Compass to replace ARAMARK

Capping off months of heated discussion, the University selected Charlotte-based Compass Group conglomerate to manage Duke dining, administrators confirmed Monday.

A pair of Compass brands, Bon Appétit and Chartwells, will take charge of dining operations on East and West Campus, respectively. Minor tweaks to the freshman board plan will also be in place for the start of the fall semester.

"When we talked to their clients, well, frankly, it seemed unusual that there could be such happy clients out there," said Director of Dining Services Jim Wulforst.
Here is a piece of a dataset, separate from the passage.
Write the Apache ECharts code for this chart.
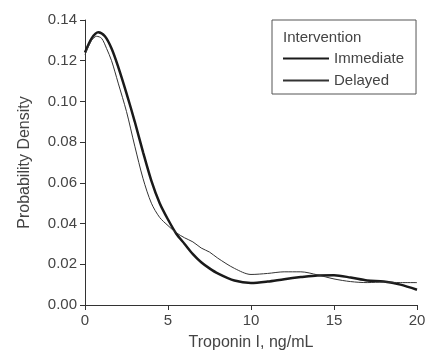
<!DOCTYPE html>
<html>
<head>
<meta charset="utf-8">
<script src="https://cdn.jsdelivr.net/npm/echarts@6/dist/echarts.min.js"></script>
<style>
  html, body { margin: 0; padding: 0; background: #fff; }
  #chart { width: 433px; height: 356px; }
</style>
</head>
<body>
<div id="chart"></div>
<script>
// troponin I (ng/mL) sample points
const immediateX = [0, 0.4, 0.8, 1.2, 1.6, 2.0, 2.5, 3.0, 3.5, 4.0, 4.5, 5.0, 5.5, 6.0, 6.5, 7.0, 7.5, 8.0, 9.0, 10, 11, 12, 13, 14, 15, 16, 17, 18, 19, 20]
const immediateY = [0.124, 0.131, 0.134, 0.132, 0.126, 0.117, 0.104, 0.090, 0.075, 0.061, 0.050, 0.042, 0.035, 0.030, 0.025, 0.021, 0.018, 0.0155, 0.012, 0.0108, 0.0115, 0.0127, 0.0137, 0.0145, 0.0146, 0.0135, 0.012, 0.0115, 0.010, 0.0075]

const delayedX = [0, 0.4, 0.7, 1.0, 1.3, 1.6, 2.0, 2.5, 3.0, 3.5, 4.0, 4.5, 5.0, 5.5, 6.0, 6.5, 7.0, 7.5, 8.0, 9.0, 10, 11, 12, 13, 14, 15, 16, 17, 18, 19, 20]
const delayedY = [0.123, 0.130, 0.132, 0.131, 0.126, 0.120, 0.109, 0.095, 0.078, 0.062, 0.050, 0.043, 0.039, 0.0355, 0.033, 0.031, 0.028, 0.026, 0.023, 0.018, 0.015, 0.0155, 0.0163, 0.0163, 0.0148, 0.0128, 0.0115, 0.011, 0.0113, 0.011, 0.011]

const seriesNames = ['Immediate', 'Delayed']
const xTicks = [0, 5, 10, 15, 20]

const font = 'Liberation Sans'
const textColor = '#444'
const axisColor = '#333'

const pairs = (xs, ys) => xs.map((x, i) => [x, ys[i]])

const chart = echarts.init(document.getElementById('chart'))
chart.setOption({
  animation: false,
  textStyle: { fontFamily: font },
  grid: { left: 85, right: 16, top: 20, bottom: 48 },
  title: {
    text: 'Intervention',
    left: 278,
    top: 25,
    textStyle: { fontFamily: font, fontSize: 15, fontWeight: 'normal', color: textColor }
  },
  legend: {
    data: seriesNames,
    orient: 'vertical',
    left: 272,
    top: 20,
    padding: [31, 12, 6, 10],
    itemWidth: 46,
    itemHeight: 14,
    itemGap: 7,
    itemStyle: { opacity: 0 },
    borderColor: '#555',
    borderWidth: 1,
    textStyle: { fontFamily: font, fontSize: 15, color: textColor }
  },
  xAxis: {
    type: 'value',
    min: 0,
    max: 20,
    interval: 5,
    name: 'Troponin I, ng/mL',
    nameLocation: 'middle',
    nameGap: 30,
    nameTextStyle: { fontFamily: font, fontSize: 16, color: textColor },
    axisLine: { lineStyle: { color: axisColor, width: 1 } },
    axisTick: { show: true, length: 5, lineStyle: { color: axisColor } },
    axisLabel: {
      margin: 8, fontSize: 15, color: textColor,
      formatter: v => (xTicks.includes(v) ? String(v) : '')
    },
    splitLine: { show: false }
  },
  yAxis: {
    type: 'value',
    min: 0,
    max: 0.14,
    interval: 0.02,
    name: 'Probability Density',
    nameLocation: 'middle',
    nameGap: 52,
    nameTextStyle: { fontFamily: font, fontSize: 16, color: textColor },
    axisLine: { show: true, lineStyle: { color: axisColor, width: 1 } },
    axisTick: { show: true, length: 5, lineStyle: { color: axisColor } },
    axisLabel: {
      margin: 8, fontSize: 15, color: textColor,
      formatter: v => v.toFixed(2)
    },
    splitLine: { show: false }
  },
  series: [
    {
      name: seriesNames[0],
      type: 'line',
      smooth: 0.3,
      symbol: 'none',
      lineStyle: { color: '#1a1a1a', width: 2.5 },
      itemStyle: { color: '#1a1a1a' },
      data: pairs(immediateX, immediateY)
    },
    {
      name: seriesNames[1],
      type: 'line',
      smooth: 0.3,
      symbol: 'none',
      lineStyle: { color: '#333', width: 1 },
      itemStyle: { color: '#333' },
      data: pairs(delayedX, delayedY)
    }
  ]
})
</script>
</body>
</html>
The University's agreement with Compass is "fundamentally different" from its previous contract with ARAMARK Corp., said Kemel Dawkins, vice president of campus services.

Compass' initial contract runs only two years with an option to extend for an additional three, Dawkins explained.

ARAMARK remained on campus for five years in spite of consistent criticism from students and administrators alike.

A new philosophy on food

This time around, Wulforst moved to correct other previous contract flaws as well.

"With the ARAMARK contract, they paid us a fee to be on campus; in this agreement, we are paying the Compass Group a management fee," Wulforst said, noting that the fee will be in the hundreds of thousands of dollars.

Since the University is assuming the risk now, it will be up to Wulforst and his staff to ensure that students want to spend their dining money on campus. If a profit is made, the funds will go to the University rather than the vendor.

A byproduct of this change will be that the University will need to annually infuse the dining budget with between $1 and $2 million dollars of extra funding, Dawkins added. He declined to specify from what area the funds would come.

About the Compass Group, Dawkins explained that even though all of the potential vendors proposed to run the Duke dining business similarly, Compass brought a unique dedication to locally grown and produced food.

"What we've done is rethink and re-emphasize those things that are most important at Duke," he said, adding "the proof will be in the pudding"-both literally and metaphorically.

The pair of Compass Group companies-Bon Appétit and Chartwells-will bring their own specialties to East and West Campus.

"The two brands are very much competing for students' business-there's nothing superficial about it," Wulforst emphasized. "They're two very different companies."

The Marketplace's cafeteria set-up will be well managed by Bon Appétit, he said.

"Bon Appétit has really strong merchandising-to the point where you really ate with your eyes when you smell the food," Wulforst said. "You are just overwhelmed by the food.. The Bon Appétit folks are all about presenting food in bountiful ways."

Bon Appétit will also have a presence in the Great Hall, Wulforst added. Chartwells will specialize in managing the retail brands on West, such as Subway and Chick-fil-A. He added that he does not anticipate changing those locations in the near future.

Changes to the freshman board plan

The arrival of the Compass Group is not the only change students will see when they return to campus in August; the freshman dining experience on East will be different.

Although top administrators-including President Richard Brodhead and Executive Vice President Tallman Trask-previously told The Chronicle that changes in the freshman meal plan ought to include increased choice, the incoming Class of 2010 has the same 12-meal-per-week requirement as in past years.

There is also no new off-campus dining component of the plan-an idea that some have suggested could improve Duke's relationship with the Durham community while providing students with more locations to use their food points.

Instead, Wulforst said the administration focused on how to improve quality and choice at the Marketplace itself.

Dinner hours will be extended to 9 p.m., and will be served seven days a week as opposed to the existing Sunday-through-Thursday schedule. On West, the Great Hall will be open for Sunday brunch.

In addition, lunch equivalency-in which freshmen apply the cost of their missed breakfast to lunch at the Marketplace-will be worth five dollars next semester instead of four.

Wulforst said he was disappointed that he was not able to extend equivalency to West-where most students are during the school day, he admitted-but he promised that it is on the table for the future.

"There were some cost considerations," Dawkins said. "We're going to evaluate how this plan works in the fall."

Although student opinion has called for a reduced freshman meal plan, the issue is more about food quality than anything else, Wulforst explained.

"What it really came down to was just 'the food sucks,'" he said. "I think if we had Bon Appétit [at the Marketplace] five years ago, students would want it open for all 21 meals a week."

Wulforst also announced that the long-empty Upper West Side of the Marketplace will be a "culinary test kitchen" in the fall for the Compass Group.